For some voters, this conviction may be their excuse to decide that, after 15 years in power under two premiers, constituting three majority and one minority governments, it’s time for a change and they will vote accordingly.
We may well see another minority government following the next election, either PC or Liberal, with Andrea Horvath’s NDP members once again holding the balance of power.
We might see another, likely reduced, Liberal majority.
Or we might see a new Premier Patrick Brown and a PC majority government.
No matter what, though, one thing is certain. The actions the Liberals have been taking over the past few years, that many have attributed to “buying votes” can just as readily be ascribed to building a legacy for these 15 years in office.

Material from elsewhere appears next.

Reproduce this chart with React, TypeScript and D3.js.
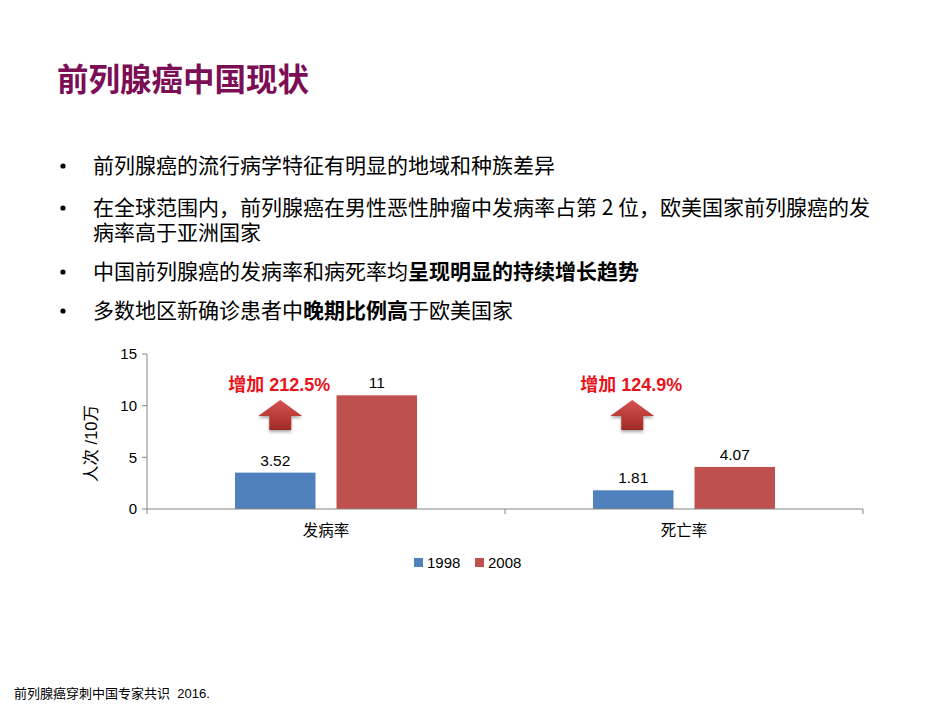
import * as d3 from 'd3';
import { useEffect, useRef } from 'react';

const categories = ['发病率', '死亡率'];
const years = ['1998', '2008'];
const values1998 = [3.52, 1.81];
const values2008 = [11, 4.07];
const valueLabels1998 = ['3.52', '1.81'];
const valueLabels2008 = ['11', '4.07'];
const increaseLabels = ['增加 212.5%', '增加 124.9%'];
const yTicks = [0, 5, 10, 15];

const FONT = '"Liberation Sans", Arial, "Noto Sans CJK SC", sans-serif';
const CJK = '"Noto Sans CJK SC", "Liberation Sans", sans-serif';

export default function App() {
  const svgRef = useRef(null);

  useEffect(() => {
    const svgElement = svgRef.current;
    if (!svgElement) return;
    d3.select(svgElement).selectAll('*').remove();

    const width = 950;
    const height = 713;
    const svg = d3.select(svgElement).attr('width', width).attr('height', height);

    svg.append('rect').attr('width', width).attr('height', height).attr('fill', '#fff');

    // Title
    svg
      .append('text')
      .attr('x', 57)
      .attr('y', 91)
      .attr('font-family', CJK)
      .attr('font-size', 31.5)
      .attr('font-weight', 'bold')
      .attr('fill', '#7B0E55')
      .text('前列腺癌中国现状');

    // Bullets (each bullet is one text, wrapped lines as tspans)
    const bullets: { y: number; lines: [string, boolean][][] }[] = [
      { y: 173, lines: [[['前列腺癌的流行病学特征有明显的地域和种族差异', false]]] },
      {
        y: 215,
        lines: [
          [['在全球范围内，前列腺癌在男性恶性肿瘤中发病率占第 2 位，欧美国家前列腺癌的发', false]],
          [['病率高于亚洲国家', false]],
        ],
      },
      { y: 279, lines: [[['中国前列腺癌的发病率和病死率均', false], ['呈现明显的持续增长趋势', true]]] },
      { y: 318, lines: [[['多数地区新确诊患者中', false], ['晚期比例高', true], ['于欧美国家', false]]] },
    ];
    bullets.forEach((b) => {
      svg.append('circle').attr('cx', 63).attr('cy', b.y - 7).attr('r', 2.6).attr('fill', '#000');
      const t = svg
        .append('text')
        .attr('x', 93)
        .attr('y', b.y)
        .attr('font-family', CJK)
        .attr('font-size', 21)
        .attr('fill', '#000');
      b.lines.forEach((parts, li) => {
        parts.forEach(([s, bold], pi) => {
          const ts = t.append('tspan').attr('font-weight', bold ? 'bold' : 'normal').text(s);
          if (li > 0 && pi === 0) ts.attr('x', 93).attr('dy', 25);
        });
      });
    });

    // Chart
    const left = 147;
    const right = 863;
    const top = 354;
    const bottom = 509;

    const y = d3.scaleLinear().domain([0, 15]).range([bottom, top]);
    const x0 = d3.scaleBand().domain(categories).range([left, right]).padding(0);
    const x1 = d3
      .scaleBand()
      .domain(years)
      .range([0, x0.bandwidth()])
      .paddingInner(0.207)
      .paddingOuter(0.867);
    const color = d3.scaleOrdinal<string>().domain(years).range(['#4F81BD', '#C0504D']);

    const axisColor = '#868686';

    // y axis
    svg.append('line').attr('x1', left).attr('x2', left).attr('y1', top).attr('y2', bottom).attr('stroke', axisColor);
    yTicks.forEach((t) => {
      svg.append('line').attr('x1', left - 5).attr('x2', left).attr('y1', y(t)).attr('y2', y(t)).attr('stroke', axisColor);
      svg
        .append('text')
        .attr('x', left - 10)
        .attr('y', y(t))
        .attr('dy', '0.35em')
        .attr('text-anchor', 'end')
        .attr('font-family', FONT)
        .attr('font-size', 15)
        .attr('fill', '#000')
        .text(t);
    });
    svg
      .append('text')
      .attr('transform', `translate(97,${(top + bottom) / 2 + 12}) rotate(-90)`)
      .attr('text-anchor', 'middle')
      .attr('font-family', FONT)
      .attr('font-size', 16.5)
      .attr('fill', '#000')
      .text('人次 /10万');

    const data = categories.map((c, i) => ({
      category: c,
      bars: [
        { year: years[0], value: values1998[i], label: valueLabels1998[i] },
        { year: years[1], value: values2008[i], label: valueLabels2008[i] },
      ],
    }));

    const groups = svg
      .selectAll('g.cat')
      .data(data)
      .join('g')
      .attr('class', 'cat')
      .attr('transform', (d) => `translate(${x0(d.category)},0)`);

    groups
      .selectAll('rect')
      .data((d) => d.bars)
      .join('rect')
      .attr('x', (d) => x1(d.year)!)
      .attr('y', (d) => y(d.value))
      .attr('width', x1.bandwidth())
      .attr('height', (d) => y(0) - y(d.value))
      .attr('fill', (d) => color(d.year));

    groups
      .selectAll('text.val')
      .data((d) => d.bars)
      .join('text')
      .attr('class', 'val')
      .attr('x', (d) => x1(d.year)! + x1.bandwidth() / 2)
      .attr('y', (d) => y(d.value) - 7)
      .attr('text-anchor', 'middle')
      .attr('font-family', FONT)
      .attr('font-size', 15.5)
      .attr('fill', '#000')
      .text((d) => d.label);

    // x axis
    svg.append('line').attr('x1', left).attr('x2', right).attr('y1', bottom).attr('y2', bottom).attr('stroke', axisColor).attr('stroke-width', 1.2);
    [left, x0(categories[1])!, right].forEach((tx) => {
      svg.append('line').attr('x1', tx).attr('x2', tx).attr('y1', bottom).attr('y2', bottom + 5).attr('stroke', axisColor);
    });
    categories.forEach((c) => {
      svg
        .append('text')
        .attr('x', x0(c)! + x0.bandwidth() / 2)
        .attr('y', 536)
        .attr('text-anchor', 'middle')
        .attr('font-family', CJK)
        .attr('font-size', 15.5)
        .attr('fill', '#000')
        .text(c);
    });

    // increase annotations
    const defs = svg.append('defs');
    const grad = defs.append('linearGradient').attr('id', 'arrowGrad').attr('x1', 0).attr('x2', 0).attr('y1', 0).attr('y2', 1);
    grad.append('stop').attr('offset', '0%').attr('stop-color', '#D9514E');
    grad.append('stop').attr('offset', '100%').attr('stop-color', '#9E2A26');
    const shadow = defs.append('filter').attr('id', 'arrowShadow').attr('x', '-30%').attr('y', '-30%').attr('width', '160%').attr('height', '160%');
    shadow.append('feDropShadow').attr('dx', 0).attr('dy', 2).attr('stdDeviation', 1.5).attr('flood-color', '#000').attr('flood-opacity', 0.35);

    const offsets = [5, -1];
    categories.forEach((c, i) => {
      const cx = x0(c)! + x1(years[0])! + x1.bandwidth() / 2 + offsets[i];
      const arrow = `M${cx},400 L${cx + 22},416 L${cx + 11},416 L${cx + 11},430 L${cx - 11},430 L${cx - 11},416 L${cx - 22},416 Z`;
      svg.append('path').attr('d', arrow).attr('fill', 'url(#arrowGrad)').attr('filter', 'url(#arrowShadow)');
      svg
        .append('text')
        .attr('x', cx - 1)
        .attr('y', 391)
        .attr('text-anchor', 'middle')
        .attr('font-family', FONT)
        .attr('font-size', 18)
        .attr('font-weight', 'bold')
        .attr('fill', '#E8141B')
        .text(increaseLabels[i]);
    });

    // legend
    const legendX = [414, 475];
    years.forEach((yr, i) => {
      svg.append('rect').attr('x', legendX[i]).attr('y', 558).attr('width', 9).attr('height', 9).attr('fill', color(yr));
      svg
        .append('text')
        .attr('x', legendX[i] + 13)
        .attr('y', 567.5)
        .attr('font-family', FONT)
        .attr('font-size', 15)
        .attr('fill', '#000')
        .text(yr);
    });

    // footnote
    svg
      .append('text')
      .attr('x', 14)
      .attr('y', 698)
      .attr('font-family', FONT)
      .attr('font-size', 13)
      .attr('fill', '#000')
      .style('white-space', 'pre')
      .text('前列腺癌穿刺中国专家共识  2016.');
  }, []);

  return <svg ref={svgRef} style={{ position: 'absolute', left: 0, top: 0 }} />;
}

The economy is on firm footing, Toronto is firmly established as Canada’s sole metropolis and power city (witness that Ontario’s capital is the only non-U.S. city short-listed as a candidate for Amazon’s planned 50,000 job expansion site) and if the Liberals are reduced to either a minority government or to official opposition status, the changes they’ve recently made, money committed, all affect ordinary people and any successor government would reverse any of these at their political peril.
Politics is an interesting game and the Liberals have laid remarkably cunning plans for not only this election but for the next one in four years’ time, should they be banished to the opposite benches this year, when they can point to all of the largesse that came the way of the electorate the last time they held office. An interesting game indeed.